Embedded neural networks in resource-constrained hearing instruments

Over 5% of the world’s population has hearing loss, and it is estimated that by 2050 even one in every ten people will have disabling hearing loss. One of the main consequences of hearing loss is on the individual’s ability to communicate, and exclusion from communication can have a significant impact on everyday life, causing feelings of loneliness, isolation, and frustration. However, the majority of adults who would benefit from a hearing aid, do not use them, and many people given a hearing aid do not wear it saying, “It does not work for me…”.

The state-of-the-art hearing instruments have many automatic features such as noise reduction, environment classification, and adjustments of the hearing instrument settings. The problem is though that they are still pre-programmed for several different situations and cannot immediately adapt to the specific scenario. This is an issue as in real life, the environment changes constantly. However, adaptive algorithms in hearing instruments lack learning and cannot improve behavior over time in response to sensor information. In order to overcome this problem, we have to provide hearing instruments with an ability to learn, by using deep neural networks (DNNs), so that they can become intelligent. Introducing such powerful capabilities directly in a hearing instrument would open a vast spectrum of options.

Current DNNs are able to surpass humans in many artificial intelligence tasks, but this supremacy comes at a significant cost of resources. Therefore, they are typically realized on high-performance servers (cloud) due to their computational complexity and size. The results are then deployed wirelessly to lower-complexity power-constrained devices such as hearing instruments. However, sharing data with the cloud is not desirable due to security, privacy, as well as latency and connectivity issues. Therefore, designing efficient hardware architectures and deep learning algorithms for execution of DNNs running locally on hearing instruments is crucial. Furthermore, with an ability to learn, audio data could be combined with other sensory information, thus creating a neural network (NN) based sensor fusion platform for the development of features based on sensors such as a gyroscope and a thermostat.

However, hearing instruments have many limiting factors such as area costs, memory footprint, power budget, and throughput, which makes embedding NNs in hearing instruments a challenging task. Not only the hearing instrument needs to be always on, but it must execute complex DSP algorithms. Adding NN processing thus introduces additional workload that must also be handled. Efficient implementation of DNNs has therefore become of prime importance under these constraints. Although research exists on embedded DNNs, it has never been realized in highly constrained devices such as hearing instruments.

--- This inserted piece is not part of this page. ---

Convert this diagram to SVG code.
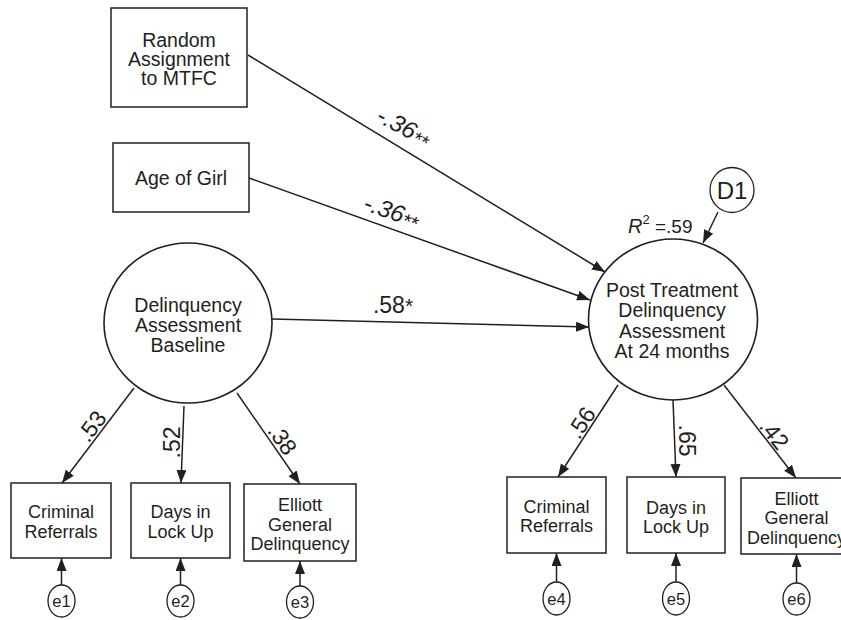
<svg xmlns="http://www.w3.org/2000/svg" width="841" height="620" viewBox="0 0 841 620">
<defs>
<style>
.box{fill:#fff;stroke:#231f20;stroke-width:1.5}
.lat{fill:#fff;stroke:#231f20;stroke-width:1.6}
.err{fill:#fff;stroke:#231f20;stroke-width:1.3}
.t{font-family:"Liberation Sans",Arial,sans-serif;fill:#231f20;text-anchor:middle}
.bt{font-size:19.5px}
.sm{font-size:18px}
.ct{font-size:19.5px}
.coef{font-family:"Liberation Sans",Arial,sans-serif;fill:#231f20;font-size:23px;text-anchor:middle}
.path{font-family:"Liberation Sans",Arial,sans-serif;fill:#231f20;font-size:24px;text-anchor:middle;font-style:italic}
.et{font-size:16.5px}
.c{stroke:#231f20;stroke-width:1.5;fill:none;marker-end:url(#ah)}
</style>
<marker id="ah" markerUnits="userSpaceOnUse" markerWidth="14" markerHeight="11" refX="13" refY="5" orient="auto">
<path d="M0,0 L13,5 L0,10 z" fill="#231f20"/>
</marker>
</defs>
<rect width="841" height="620" fill="#fff"/>

<g id="connectors">
<line class="c" x1="248" y1="55" x2="605" y2="272"/>
<line class="c" x1="249" y1="178" x2="590" y2="300"/>
<line class="c" x1="272" y1="319" x2="589" y2="327"/>
<line class="c" x1="718" y1="212" x2="703" y2="243"/>
<line class="c" x1="134" y1="388" x2="62" y2="483"/>
<line class="c" x1="184" y1="406" x2="181" y2="483"/>
<line class="c" x1="237" y1="393" x2="300" y2="484"/>
<line class="c" x1="618" y1="385" x2="558" y2="477"/>
<line class="c" x1="673" y1="400" x2="676" y2="477"/>
<line class="c" x1="724" y1="385" x2="796" y2="478"/>
<line class="c" x1="61.5" y1="585" x2="61.5" y2="558"/>
<line class="c" x1="180.5" y1="585" x2="180.5" y2="558"/>
<line class="c" x1="300" y1="586" x2="300" y2="561"/>
<line class="c" x1="556.5" y1="582" x2="556.5" y2="553"/>
<line class="c" x1="676" y1="582" x2="676" y2="553"/>
<line class="c" x1="796.5" y1="583" x2="796.5" y2="554"/>
</g>

<g id="labels">
<text class="path" transform="translate(400,134) rotate(28)">-.36<tspan font-size="20" dy="3">**</tspan></text>
<text class="path" transform="translate(389,219) rotate(19)">-.36<tspan font-size="20" dy="3">**</tspan></text>
<text class="coef" x="393" y="313" font-size="24">.58<tspan font-size="21">*</tspan></text>
<text class="coef" transform="translate(98,431) rotate(-53)">.53</text>
<text class="coef" transform="translate(179.5,442.5) rotate(-90)">.52</text>
<text class="coef" transform="translate(276,444) rotate(55)">.38</text>
<text class="coef" transform="translate(588,427) rotate(-57)">.56</text>
<text class="coef" transform="translate(678.5,440.5) rotate(90)">.65</text>
<text class="coef" transform="translate(768,439) rotate(52)">.42</text>
<text class="t" x="628" y="233" style="text-anchor:start;font-size:20px"><tspan font-style="italic">R</tspan><tspan font-size="13" dy="-9">2</tspan><tspan dy="9" font-size="19"> =.59</tspan></text>
</g>

<g id="n-random">
<rect class="box" x="111" y="8" width="136" height="99"/>
<text class="t bt" x="179" y="47">Random</text>
<text class="t bt" x="179" y="66">Assignment</text>
<text class="t bt" x="179" y="85">to MTFC</text>
</g>
<g id="n-age">
<rect class="box" x="113" y="143" width="136" height="69"/>
<text class="t bt" x="181" y="185">Age of Girl</text>
</g>
<g id="n-baseline">
<ellipse class="lat" cx="188" cy="323" rx="84" ry="80"/>
<text class="t ct" x="188" y="312">Delinquency</text>
<text class="t ct" x="188" y="332">Assessment</text>
<text class="t ct" x="188" y="352">Baseline</text>
</g>
<g id="n-post">
<ellipse class="lat" cx="673" cy="319.5" rx="84.5" ry="80.5"/>
<text class="t ct" x="672" y="297">Post Treatment</text>
<text class="t ct" x="672" y="317">Delinquency</text>
<text class="t ct" x="672" y="337.5">Assessment</text>
<text class="t ct" x="672" y="358">At 24 months</text>
</g>
<g id="n-d1">
<ellipse class="err" cx="732" cy="190" rx="22" ry="22.5"/>
<text class="t" x="732" y="199" font-size="24">D1</text>
</g>

<g id="n-crim1">
<rect class="box" x="11" y="483" width="100" height="75"/>
<text class="t sm" x="61" y="518">Criminal</text>
<text class="t sm" x="61" y="538">Referrals</text>
</g>
<g id="n-days1">
<rect class="box" x="131" y="483" width="99" height="75"/>
<text class="t sm" x="180.5" y="518">Days in</text>
<text class="t sm" x="180.5" y="538">Lock Up</text>
</g>
<g id="n-elliott1">
<rect class="box" x="244" y="484" width="112" height="77"/>
<text class="t sm" x="300" y="511">Elliott</text>
<text class="t sm" x="300" y="530.5">General</text>
<text class="t sm" x="300" y="550">Delinquency</text>
</g>
<g id="n-crim2">
<rect class="box" x="507" y="477" width="99" height="76"/>
<text class="t sm" x="556.5" y="513">Criminal</text>
<text class="t sm" x="556.5" y="532">Referrals</text>
</g>
<g id="n-days2">
<rect class="box" x="627" y="477" width="98" height="76"/>
<text class="t sm" x="676" y="514">Days in</text>
<text class="t sm" x="676" y="532.5">Lock Up</text>
</g>
<g id="n-elliott2">
<rect class="box" x="741" y="478" width="111" height="76"/>
<text class="t sm" x="796.5" y="505">Elliott</text>
<text class="t sm" x="796.5" y="524">General</text>
<text class="t sm" x="796.5" y="544">Delinquency</text>
</g>

<g id="n-e1"><ellipse class="err" cx="61.5" cy="601" rx="13.5" ry="16"/><text class="t et" x="61.5" y="607">e1</text></g>
<g id="n-e2"><ellipse class="err" cx="180.5" cy="601" rx="13.5" ry="16"/><text class="t et" x="180.5" y="607">e2</text></g>
<g id="n-e3"><ellipse class="err" cx="300" cy="602" rx="13.5" ry="16"/><text class="t et" x="300" y="608">e3</text></g>
<g id="n-e4"><ellipse class="err" cx="556.5" cy="598.5" rx="13.5" ry="16.5"/><text class="t et" x="556.5" y="604.5">e4</text></g>
<g id="n-e5"><ellipse class="err" cx="676" cy="598.5" rx="13.5" ry="16.5"/><text class="t et" x="676" y="604.5">e5</text></g>
<g id="n-e6"><ellipse class="err" cx="796.5" cy="599" rx="13.5" ry="16"/><text class="t et" x="796.5" y="605">e6</text></g>
</svg>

We hypothesize that such efficient NNs capable of performing complex computations are viable to be designed and embedded directly in a hearing instrument, while still delivering high accuracy and performance. In fact, we hypothesize, that we are able to identify suitable NN topologies and their efficient hardware implementation for the chosen use cases.

Therefore, successful completion of this research will pave the way for a highly personalized and human friendly user experience for hearing-instrument users and health care professionals.